Ибо язык мог быть подобным лишь Богу, который заполнял все сознание. Теперь
же является новый принцип и задевает, затрагивает первый принцип (тоже как
определяющий язык принцип) - он преобразует этот первый принцип, наконец,
делает его совершенно неузнаваемым и оттесняет вглубь. Тогда, коль скоро
язык определяется уже двумя принципами, неизбежными становятся не только
материальные различия языка, которые, напирая, во множестве выходят наружу,
но в зависимости от более глубокого или более поверхностного внедрения
второго принципа и, следовательно, в зависимости от того, в какой, большей
или меньшей, степени язык утрачивает свой субстанциальный характер,
выступают уже языки, которые исключают друг друга не просто материально, но
и формально, в своем отношении к принципам.
Вот что можно видеть, еще не перейдя к ближайшему рассмотрению
действительных фундаментальных различий языков.
А теперь прошу вас приобщить к сказанному следующее. Если наши предпосылки
обоснованны, то человечество переходит от относительного монотеизма, или
единобожия (здесь уместно это обычно поминаемое некстати слово) , к
двубожию (дитеизму) и затем к решительному многобожию (политеизму). И вот
то же самое поступательное движение совершается в принципах языка, которые
переходят от изначального моносиллабизма к дисиллабизму и затем к
совершенно раскованному полисиллабизму.
Моносиллабизм сохраняет слово в его чистой субстанции, и, когда он
выступает как принцип, мы не можем не предполагать принцип, фиксирующий
данное, отвергающий все случайные определения.

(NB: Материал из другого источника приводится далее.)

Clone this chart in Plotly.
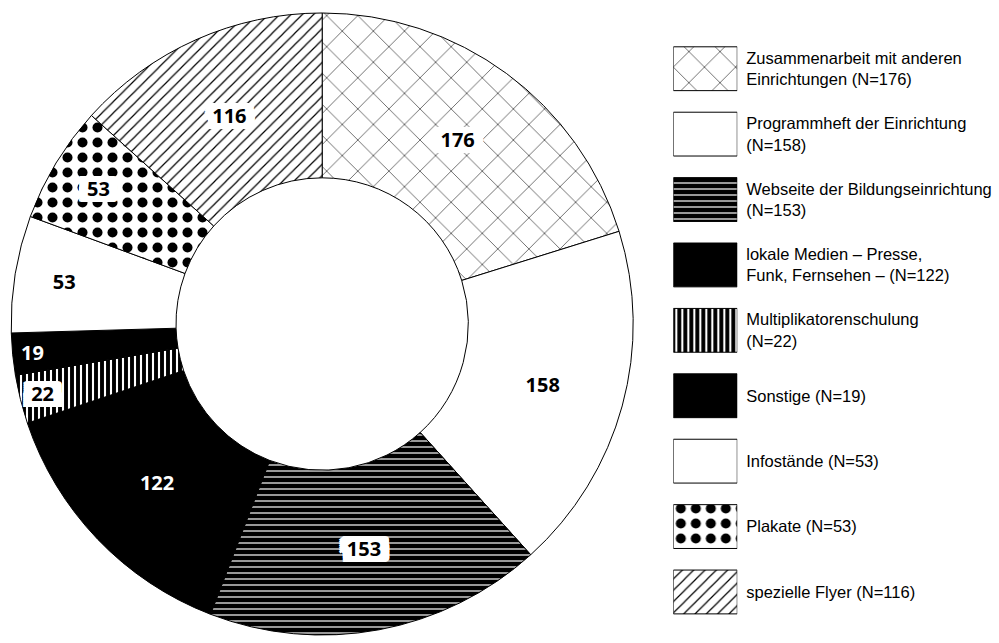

Но - мы слышим, нам
возражают: на свете нет ни одного моносиллабического языка. Да, это так!
Нам известна лишь одна языковая система, в которой царит принцип
моносиллабизма,- это китайский язык, и как раз этому языку ученый муж,
считавшийся до последнего времени величайшим знатоком китайского языка и
китайской литературы (Абель Ремюза), полагал возможным отказывать в
моносиллабическом характере. Если же присмотреться повнимательнее, то этот
ученый муж руководствовался лишь представлением о том, что такой взгляд на
китайский язык, в изучении которого ему принадлежат столь значительные
заслуги, ставит позорное пятно варварства на этом народе и на его языке. Мы
беремся совершенно успокоить его на сей счет; наше мнение таково, что
состояние, когда сознанием владел лишь один принцип, не было состоянием
варварства, что же касается материалов, почерпнутых им в самом языке, то,
по всей вероятности, наших заверений хватило бы для того, чтобы он
усомнился в их доказательности. Главное в его суждениях, видимо, в
следующем: слово "односложный" будто бы не имеет смысла, потому что если
понимать под слогом корень, то все языки на свете моносилллабичны, если же
понимать под слогом - слово, то языки, какие обычно принимают за
моносиллабические, не более моносиллабичны, чем все остальные, ибо слова
таких языков - сцепления слогов, которые лишь представляются раздельными,
потому что к этому приводит природа принятых в этих языках письменных
знаков. В этом рассуждении ложна сама предпосылка - будто корни во всех
языках односложны. Ведь дисиллабизм семитских языков - не что-то случайное,
дисиллабизм - специфический принцип этих языков, принцип, который нарушает
существовавшее прежде ограничение и полагает начало нового развития.